Someone once said to me that the most important shift in communicating with a teen is to listen, listen, listen and then listen some more.  As my daughter went through her teen years, I found this to be so true.  I learned to listen instead of speaking, and that was not an easy task!  I listened instead of giving guidance unless requested and instead of doing something, again, not an easy task!  The key to listening is getting curious.  As Pam Dunn of Your Infinite Life Training & Coaching Company said, “Listening is so much more than simply observing or getting yourself out of the way when talking to someone else.  It is being curious about what they are saying even if you disagree with them.  It is allowing yourself to be surprised and learning something you might not have known before.”   Practice being curious!

Put things on the table.

When speaking with your teen, put things on the table.  If you think your son has been less than truthful with you, let him know what you know to be true rather than attempting to catch him in a lie.  If he said he was at a friend’s house and you know that he wasn’t, avoid saying, “How was your visit with your friend?”  Instead, say, “I spoke with Mark’s mother today, and I know that you were not there.  Let’s talk about what happened.”  If you don’t think your daughter has completed her science project, avoid skirting the issue with questions that will probably imply mistrust.  Instead, use an I-statement to dispel her defensiveness and to voice your feelings.  For example, “I feel uncomfortable because your science project is due next Friday and I haven’t seen you working on it.  How is it going, and can I help in any way?”  Practice putting things on the table with detachment.

Use the word “and” rather than “but”.    

Use “and” as your conjunction rather than “but.”  When you say to your teen, “I love you, but I am not willing for you to spend the night at Julie’s house”, she will not hear the “I love you.”  People tend to ignore the words that come before the “but”.  Simply rephrasing the statement by substituting “and” for “but” will keep the “I love you” in the conversation and in her heart. 

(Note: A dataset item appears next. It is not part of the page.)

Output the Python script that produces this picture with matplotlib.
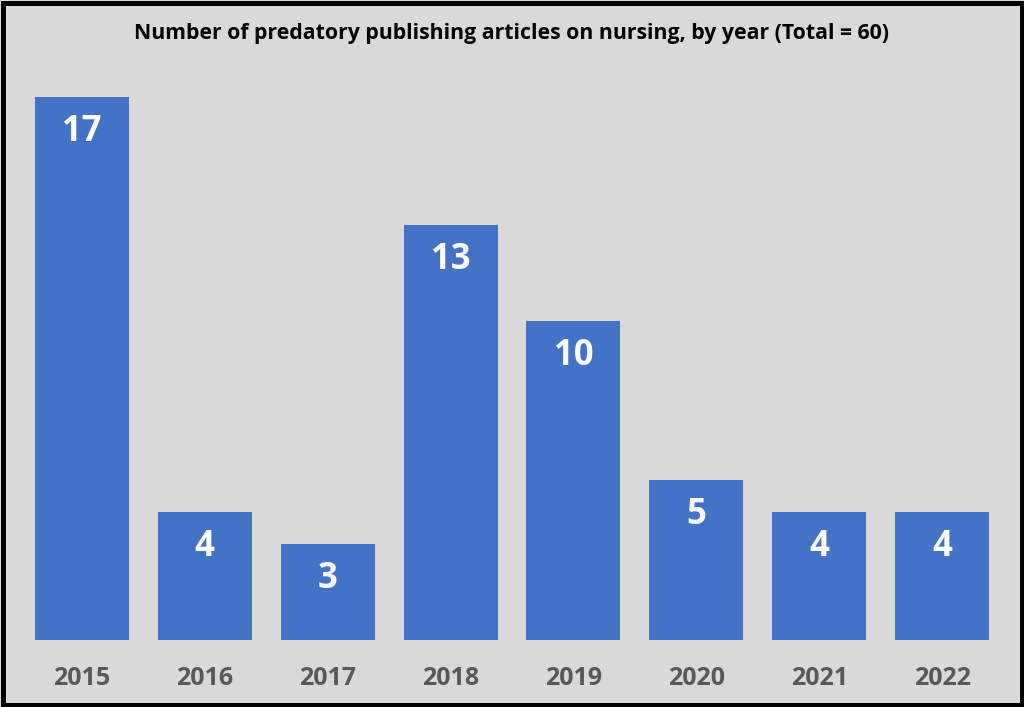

Have big issue conversations.

Some big issues for parents of teens and for teens themselves are school success, love relationships, drugs and alcohol, and relationships with friends.  By having conversations about these big ticket items, you keep the door open for connected communication.  As you let go during the teen years, you can embrace being your child’s ally.  The one item that distinguishes a conversation from a lecture is an agenda.  If you are promoting your agenda rather than seeking understanding, it is a lecture.  A conversation means that both you and your teen have a space to voice feelings and desires.  What do you want?  What does she want?  What are your boundaries and limits?  What are hers?  The more “conversational” the discussion, the more empowered and invested your teen will be.  The more of an ally you will be.  The more connected you both will be.

If ever you are in doubt in communicating with your teen or with anyone, simply listen first.  Each of these four ideas is a practice.  Choose one to practice for a day or a week and see the difference it will make!